Greeting: May your path be before Hashem, and may He look at you from His window (Shir Hashirim 2:9), to bring you in joy to the place of rest (Jerusalem), the blessed, holy city. May you be praised in the land of life (Tehillim 41:3), and soon see the comforting of Zion and Jerusalem, and raise your voice in praise of Hashem and prayer at the gateway of the heaven (Bereishit 28:17) on behalf of the remnant that is found in the Diaspora with longing eyes. Among them, may you also mention for grace and mercy the one (speaking of himself with humility) with weak wisdom and hands that are too short to be effective, a lowly servant who aspires for and desires the day when the tidings-bearing messenger will be on the hilltops (Yeshayahu 52:7) to say "Hashem has liberated His nation, He has consoled Zion and Jerusalem" (ibid. 9).

Body: This past Friday I received a letter from my illustrious father-in-law, the chief rabbi of Ponovitz (Rav Avraham David Rabinowitz Teomim = the Aderet) shlita who was then in Warsaw. In the letter I saw a clear light that met my surprised eyes, the form of the holy handwriting of your illustrious son-in-law, the Chief Rabbi of Kapola (Rav Tzvi Hirsch Volk), whom I met a little bit as a youngster. I had been thirsty to hear more from him and I stopped my activities to facilitate this but I did not know his address. Your illustrious son-in-law wrote to me first, and I was embarrassed that I had not written to him first.

In his letter, he informed me with happiness and exaltation, intermingled with a bit of dissatisfaction, that on this coming Rosh Chodesh Elul, with the blessed Hashem’s proper grace, that my master, my great uncle shlita (Rav Gimpel) will raise up his legs in sanctity to go to the Land about which Hashem inquires (Devarim 11:12).

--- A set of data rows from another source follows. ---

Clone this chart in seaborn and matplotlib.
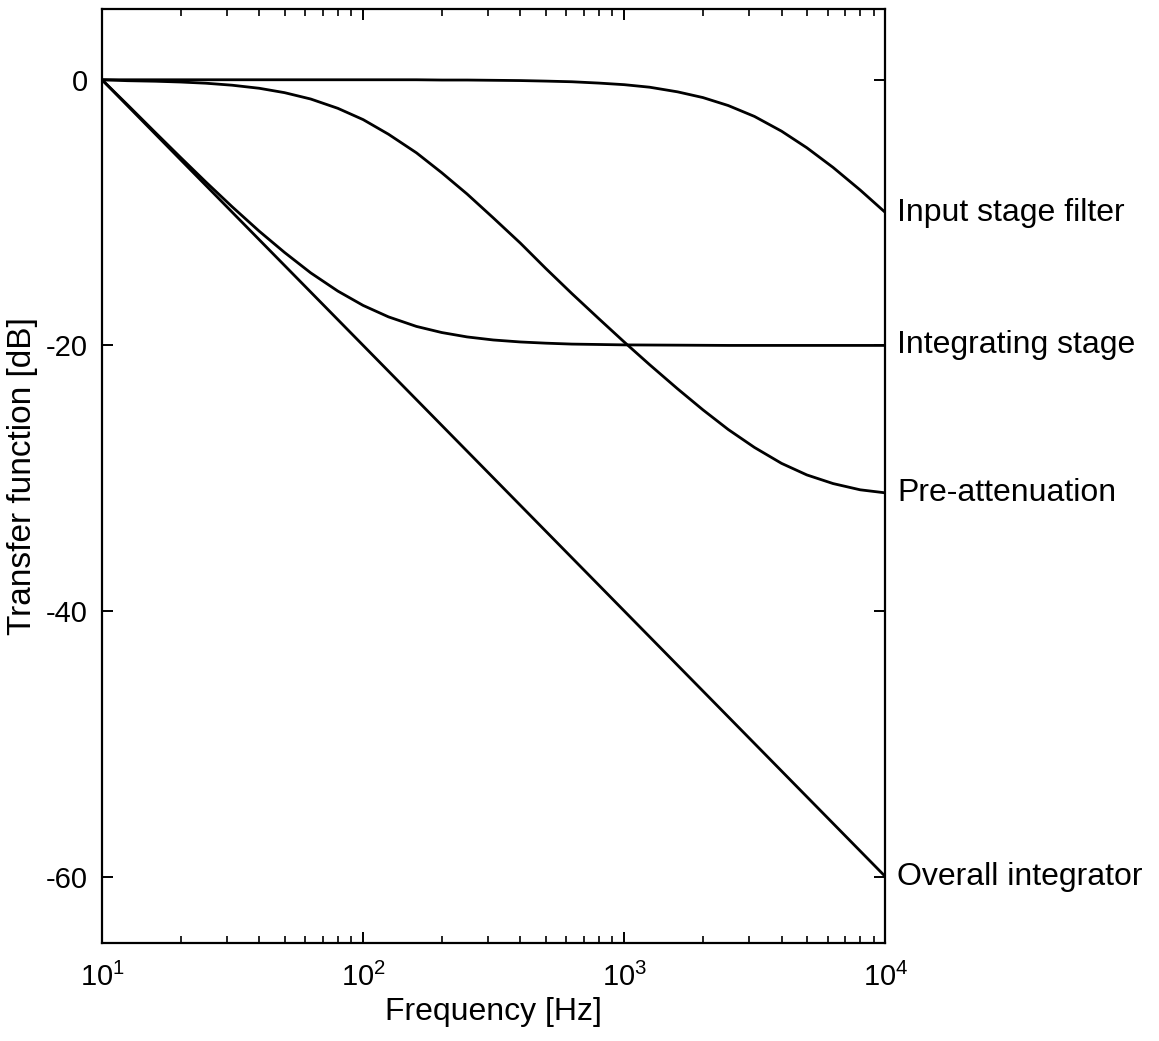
import matplotlib
matplotlib.use("Agg")
import matplotlib.pyplot as plt
import matplotlib.ticker as mticker
import numpy as np
import pandas as pd
import seaborn as sns

freq = [10, 12.5, 16, 20, 25, 31.5, 40, 50, 63, 80, 100, 125, 160, 200, 250, 315,
        400, 500, 630, 800, 1000, 1250, 1600, 2000, 2500, 3150, 4000, 5000, 6300, 8000, 10000]

# transfer functions [dB]
input_stage = [0.0, 0.0, 0.0, 0.0, 0.0, 0.0, 0.0, 0.0, 0.0, 0.0, 0.0, 0.0, 0.0, -0.02, -0.02, -0.04,
               -0.06, -0.1, -0.15, -0.25, -0.37, -0.56, -0.91, -1.34, -1.94, -2.76, -3.87, -5.12,
               -6.6, -8.3, -10.0]
integrating = [0.0, -1.87, -3.97, -5.85, -7.7, -9.56, -11.4, -13.0, -14.54, -15.91, -16.99,
               -17.85, -18.57, -19.03, -19.36, -19.59, -19.74, -19.83, -19.9, -19.93, -19.96,
               -19.97, -19.98, -19.99, -20.0, -20.0, -20.0, -20.0, -20.0, -20.0, -20.0]
pre_atten = [0.0, -0.07, -0.11, -0.17, -0.26, -0.41, -0.64, -0.97, -1.45, -2.15, -3.0, -4.1,
             -5.5, -7.0, -8.6, -10.4, -12.3, -14.2, -16.1, -18.0, -19.75, -21.45, -23.27, -24.85,
             -26.33, -27.68, -28.88, -29.75, -30.4, -30.87, -31.1]
overall_freq = [10, 100, 1000, 10000]
overall = [0, -20, -40, -60]

labels = ["Input stage filter", "Integrating stage", "Pre-attenuation", "Overall integrator"]

df = pd.concat([
    pd.DataFrame({"f": freq, "dB": input_stage, "curve": labels[0]}),
    pd.DataFrame({"f": freq, "dB": integrating, "curve": labels[1]}),
    pd.DataFrame({"f": freq, "dB": pre_atten, "curve": labels[2]}),
    pd.DataFrame({"f": overall_freq, "dB": overall, "curve": labels[3]}),
], ignore_index=True)

sns.set_style("ticks")
plt.rcParams['font.family'] = ['Liberation Sans', 'DejaVu Sans']
plt.rcParams['text.color'] = 'black'
plt.rcParams['axes.labelcolor'] = 'black'
plt.rcParams['xtick.color'] = 'black'
plt.rcParams['ytick.color'] = 'black'

fig = plt.figure(figsize=(11.59, 10.41), dpi=100)
ax = fig.add_axes([0.088, 0.094, 0.676, 0.897])

sns.lineplot(data=df, x="f", y="dB", hue="curve", palette=["black"] * 4,
             legend=False, linewidth=2.0, ax=ax, sort=False)

ax.set_xscale("log")
ax.set_xlim(10, 1e4)
ax.set_ylim(-65, 5.3)
ax.set_yticks([0, -20, -40, -60])
ax.yaxis.set_major_formatter(mticker.FuncFormatter(lambda v, p: f"{int(v)}"))
ax.xaxis.set_minor_locator(mticker.LogLocator(base=10, subs=np.arange(2, 10)))

for s in ax.spines.values():
    s.set_linewidth(1.6)
    s.set_color("black")

ax.tick_params(which="both", direction="in", top=True, right=True, color="black")
ax.tick_params(which="major", length=8, width=1.4)
ax.tick_params(which="minor", length=5, width=1.2)
ax.tick_params(axis="x", which="major", labelsize=21, pad=14)
ax.tick_params(axis="y", which="major", labelsize=21, pad=10)

ax.set_xlabel("Frequency [Hz]", fontsize=23, labelpad=4)
ax.set_ylabel("Transfer function [dB]", fontsize=24, labelpad=6)

# curve names at the right-hand end of each line
ends = [input_stage[-1], integrating[-1], pre_atten[-1], overall[-1]]
for name, val in zip(labels, ends):
    ax.annotate(name, xy=(1e4, val), xytext=(12, 0), textcoords="offset pixels",
                va="center", ha="left", fontsize=23, annotation_clip=False)

fig.savefig("out.png", dpi=100, facecolor="white")
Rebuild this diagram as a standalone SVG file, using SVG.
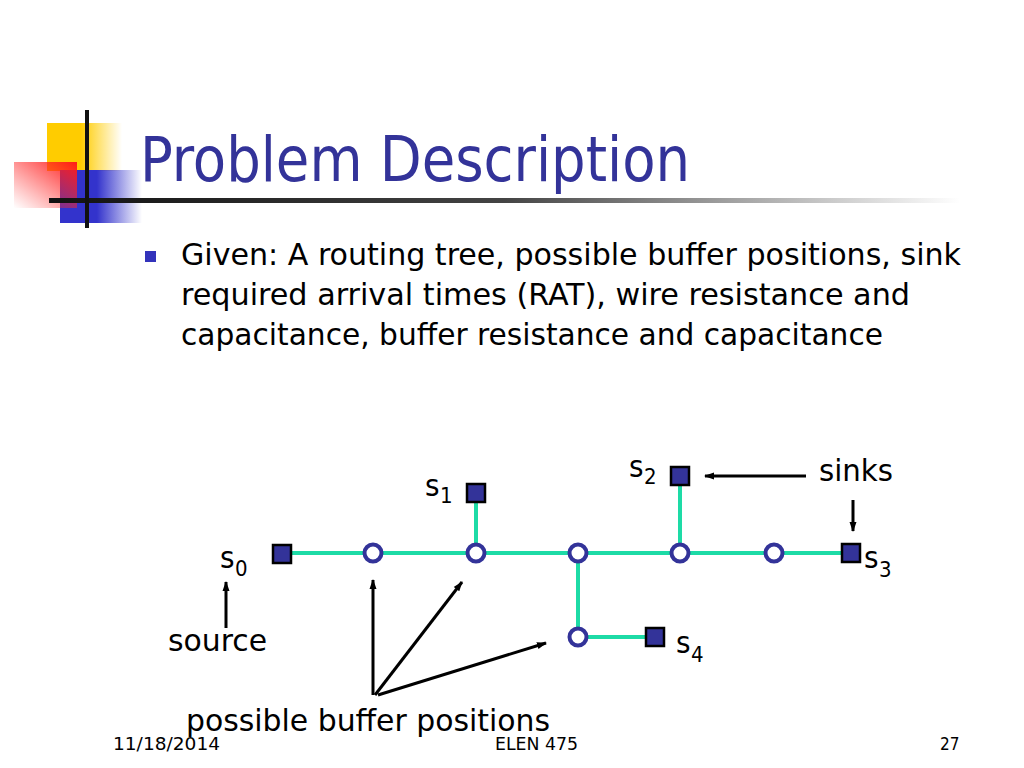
<svg xmlns="http://www.w3.org/2000/svg" width="1024" height="768" viewBox="0 0 1024 768">
<defs>
<linearGradient id="gy" x1="0" y1="0" x2="1" y2="0"><stop offset="0.45" stop-color="#ffcc00"/><stop offset="1" stop-color="#ffcc00" stop-opacity="0"/></linearGradient>
<linearGradient id="gb" x1="0" y1="0" x2="1" y2="0"><stop offset="0.45" stop-color="#3333cc"/><stop offset="1" stop-color="#3333cc" stop-opacity="0"/></linearGradient>
<linearGradient id="gr" x1="1" y1="0" x2="0" y2="1"><stop offset="0" stop-color="#ff1a1a"/><stop offset="1" stop-color="#ff3333" stop-opacity="0"/></linearGradient>
<linearGradient id="gl" x1="0" y1="0" x2="1" y2="0"><stop offset="0" stop-color="#111"/><stop offset="0.5" stop-color="#444"/><stop offset="1" stop-color="#fff"/></linearGradient>
<marker id="ah" viewBox="0 0 10 8" refX="9" refY="4" markerWidth="10" markerHeight="8" orient="auto" markerUnits="userSpaceOnUse"><path d="M0,0.5 L10,4 L0,7.5 z" fill="#000"/></marker>
<style>
.t{font-family:"DejaVu Sans Condensed","DejaVu Sans",sans-serif;}
.body{font-size:31px;fill:#000}
.lbl{font-size:31px;fill:#000}
.sub{font-size:22px;fill:#000}
.ft{font-size:17px;fill:#000}
.w{stroke:#1ddba6;stroke-width:4;fill:none}
.sq{fill:#333399;stroke:#000;stroke-width:2.5}
.cn{fill:#fff;stroke:#333399;stroke-width:4}
.ar{stroke:#000;stroke-width:3;fill:none}
</style>
</defs>
<rect width="1024" height="768" fill="#fff"/>
<g id="logo">
<rect x="47" y="123" width="75" height="48" fill="url(#gy)"/>
<rect x="60" y="170" width="82" height="53" fill="url(#gb)"/>
<rect x="14" y="162" width="63" height="46" fill="url(#gr)"/>
<rect x="49" y="198" width="911" height="5" fill="url(#gl)"/>
<rect x="85" y="110" width="4" height="118" fill="#111"/>
</g>
<text class="t" x="140" y="181" font-size="62" fill="#333399" textLength="550" lengthAdjust="spacingAndGlyphs">Problem Description</text>
<g id="bullet">
<rect x="145" y="251" width="11" height="11" fill="#3333bb"/>
<text class="t body" x="181" y="265" textLength="780" lengthAdjust="spacingAndGlyphs">Given: A routing tree, possible buffer positions, sink</text>
<text class="t body" x="181" y="305" textLength="729" lengthAdjust="spacingAndGlyphs">required arrival times (RAT), wire resistance and</text>
<text class="t body" x="181" y="345" textLength="702" lengthAdjust="spacingAndGlyphs">capacitance, buffer resistance and capacitance</text>
</g>
<g id="connectors">
<path class="w" d="M282,553 H851"/>
<path class="w" d="M476,493 V553"/>
<path class="w" d="M680,476 V553"/>
<path class="w" d="M578,553 V637 H655"/>
<path class="ar" marker-end="url(#ah)" d="M806,476 H705"/>
<path class="ar" marker-end="url(#ah)" d="M853,500 V531"/>
<path class="ar" marker-end="url(#ah)" d="M226,628 V582"/>
<path class="ar" marker-end="url(#ah)" d="M373,695 V580"/>
<path class="ar" marker-end="url(#ah)" d="M375,695 L462,582"/>
<path class="ar" marker-end="url(#ah)" d="M378,695 L546,643"/>
</g>
<g id="s0"><rect class="sq" x="273" y="545" width="18" height="18"/><text class="t lbl" x="220" y="568">s</text><text class="t sub" x="235" y="576">0</text></g>
<g id="b1"><circle class="cn" cx="373" cy="553" r="8.5"/></g>
<g id="b2"><circle class="cn" cx="476" cy="553" r="8.5"/></g>
<g id="b3"><circle class="cn" cx="578" cy="553" r="8.5"/></g>
<g id="b4"><circle class="cn" cx="680" cy="553" r="8.5"/></g>
<g id="b5"><circle class="cn" cx="774" cy="553" r="8.5"/></g>
<g id="b6"><circle class="cn" cx="578" cy="637" r="8.5"/></g>
<g id="s1"><rect class="sq" x="467" y="484" width="18" height="18"/><text class="t lbl" x="425" y="496">s</text><text class="t sub" x="440" y="503">1</text></g>
<g id="s2"><rect class="sq" x="671" y="467" width="18" height="18"/><text class="t lbl" x="629" y="477">s</text><text class="t sub" x="644" y="484">2</text></g>
<g id="s3"><rect class="sq" x="842" y="544" width="18" height="18"/><text class="t lbl" x="864" y="568">s</text><text class="t sub" x="879" y="577">3</text></g>
<g id="s4"><rect class="sq" x="646" y="628" width="18" height="18"/><text class="t lbl" x="676" y="653">s</text><text class="t sub" x="691" y="662">4</text></g>
<text class="t lbl" x="819" y="481" textLength="74" lengthAdjust="spacingAndGlyphs">sinks</text>
<text class="t lbl" x="168" y="651" textLength="99" lengthAdjust="spacingAndGlyphs">source</text>
<text class="t lbl" x="186" y="731" textLength="364" lengthAdjust="spacingAndGlyphs">possible buffer positions</text>
<text class="t ft" x="113" y="750" textLength="107" lengthAdjust="spacingAndGlyphs">11/18/2014</text>
<text class="t ft" x="495" y="750" textLength="83" lengthAdjust="spacingAndGlyphs">ELEN 475</text>
<text class="t ft" x="940" y="750">27</text>
</svg>
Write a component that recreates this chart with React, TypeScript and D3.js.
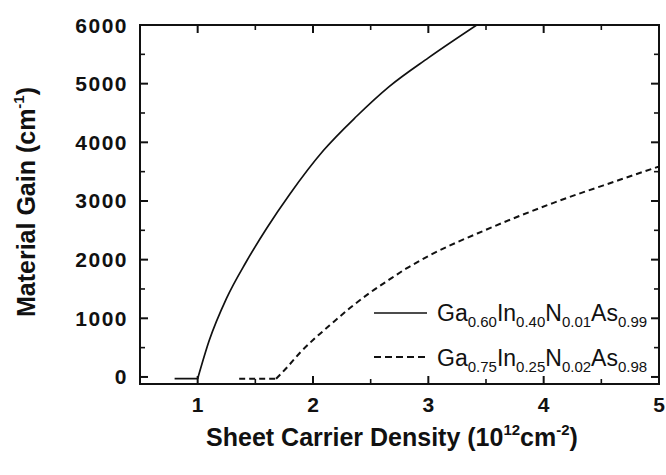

My heart was excited and broadened by the good news. Our Holy Land will rejoice when it sees the return of a loyal son, in whom it will find glory, and with the grandeur of your greatness and the sanctity of your piety, you will be a leader with honor and glory. You will be returning to the Land from a distant land to desire its stones and find satisfaction in its ground (Tehillim 102:15).

My true happiness banished the idle idea that had infiltrated me, to be sad because our land will miss such a great man when you move your home of honor to the Desired Land, and your aura and grandeur will have left (Rashi, Bereishit 28:10).

But when I thought about it, I had my mind speak to my heart: Whose is all that is desirable in Israel (Shmuel I, 9:20) if not the Holy Land? It is only she who is our glory and the glorified of all of Hashem’s nation. In the Holy Land we should have our generation’s most illustrious leaders, who lighten our eyes with the light of Hashem.